Relocaliser la production des puces sur le territoire national est une quête menée depuis plusieurs années par l'Occident. Après des années de délocalisations en Asie pour profiter du plus faible coût du travail, le délitement de la globalisation et la montée des tensions géopolitiques rappellent que disposer de sites de production sous contrôle direct n'est pas une coquetterie.

Pour inciter les grands groupes à installer des usines aux Etats-Unis, les gouvernements ont utilisé l'outil des incitations fiscales. Le CHIPS Act décidé sous l'administration Biden alloue plus de 50 milliards de dollars à la construction de sites de production en gravure fine et l'Europe a fait de même avec son propre programme de relance de la production fine pour 44 milliards d'euros en vue de revenir à une capacité de production mondiale de 20%.

Le nouveau président des Etats-Unis Donald Trump, en plein remaniement des équilibres économiques mondiaux, voit d'un mauvais oeil cette utilisation de l'argent public à l'heure de la quête de réduction de la dette du pays et l'attribue aux largesses indues du camp adverse des Démocrates.

La menace des taxes douanières plutôt que les aides fédérales

Dans son discours au Congrès américain, il a redit sa volonté de mettre fin au CHIPS Act et d'utiliser un autre outil à la place, qu'il tend à brandir comme solution à toutes les difficultés : la hausse des tarifs douaniers sur les importations.

Son idée : plutôt que de donner de l'argent public à des entreprises qui en ont déjà beaucoup en réserve, mieux vaut les contraindre en augmentant les tarifs à l'importation pour les inciter à choisir d'elles-mêmes d'installer des sites aux Etats-Unis afin d'éviter les taxes.

Wafer

Trump verrait plutôt tout cet argent, ou au moins ce qu'il en reste mais aussi celui attribué aux projets scientifiques dans le cadre général du CHIPS and Science Act, au service de la réduction de la dette.

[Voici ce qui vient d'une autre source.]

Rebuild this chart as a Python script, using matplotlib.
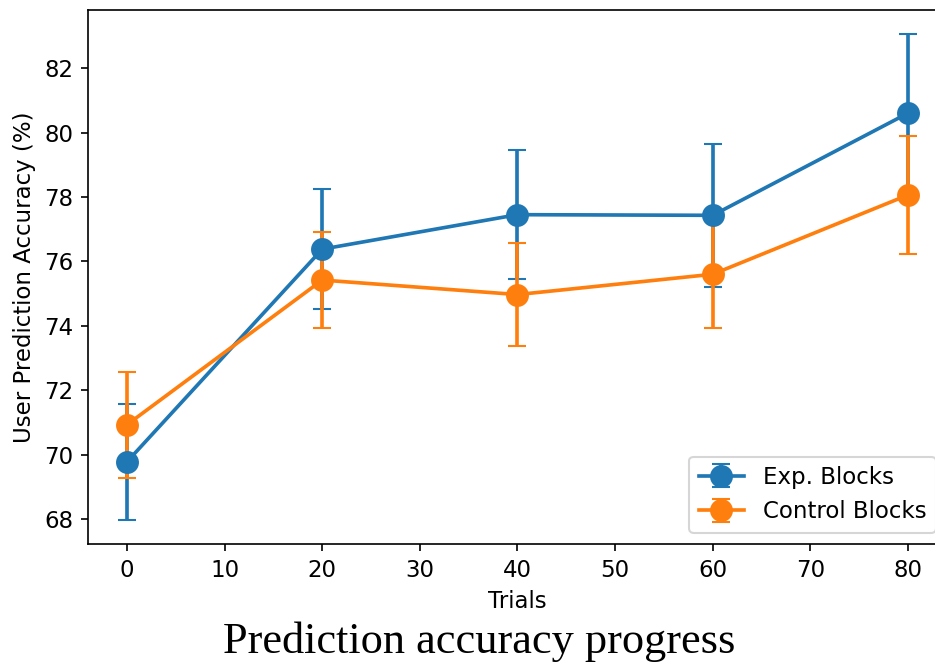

Quand on veut, on peut, a affirmé le président, prenant l'exemple du fondeur taiwanais TSMC ayant annoncé un projet d'investissement de 100 milliards de dollars supplémentaires sur ses sites en Arizona, sans passer par le CHIPS Act, même s'il s'agit sans doute ici plus d'un geste politique pour rester dans les bonnes grâces du maître du Bureau ovale alors que l'île de Taiwan ne sait plus trop si elle pourra compter sur une aide militaire américaine en cas d'invasion par la Chine.

Incertitudes sur la conduite à tenir

La menace des tarifs douaniers suffira-t-elle pour faire changer d'avis les grands groupes ? On a pu voir avec quelle célérité beaucoup ont retourné leur veste en janvier et abandonné des pratiques et modes opératiores pour complaire au nouveau maître des lieux.

Certaines entreprises semblent avoir déjà pris en compte cette nouvelle donne, autant pour pouvoir suivre leur propre plan que pour s'éviter des tracas avec l'administration Trump, mais d'autres, comme Intel, ont toujours indiqué qu'elles avaient besoin des financements publics pour leurs projets de sites. Cela vaut aussi pour les sites européens.

Intel Lunar Lake

Ceux en Arizona et en Ohio pourraient s'en trouver impactés, avec des mises en service repoussées qui impacteraient leur rentabilité et la capacité des USA à disposer rapidement de sites de production en gravure fine.

Le site The Register note toutefois qu'annuler le CHIPS Act ne se fera pas d'un geste et qu'une validation par les différentes chambres parlementaires américaines serait nécessaire.

En règle générale, l'industrie n'aime pas le flou et les propos de Trump ne sont pas de nature à fournir un cadre clair dans lequel évoluer ces prochaines années, ce qui pourrait conduire les entreprises à réduire préventivement la voilure. Et tant pis pour les promesses de relocalisation et d'emplois.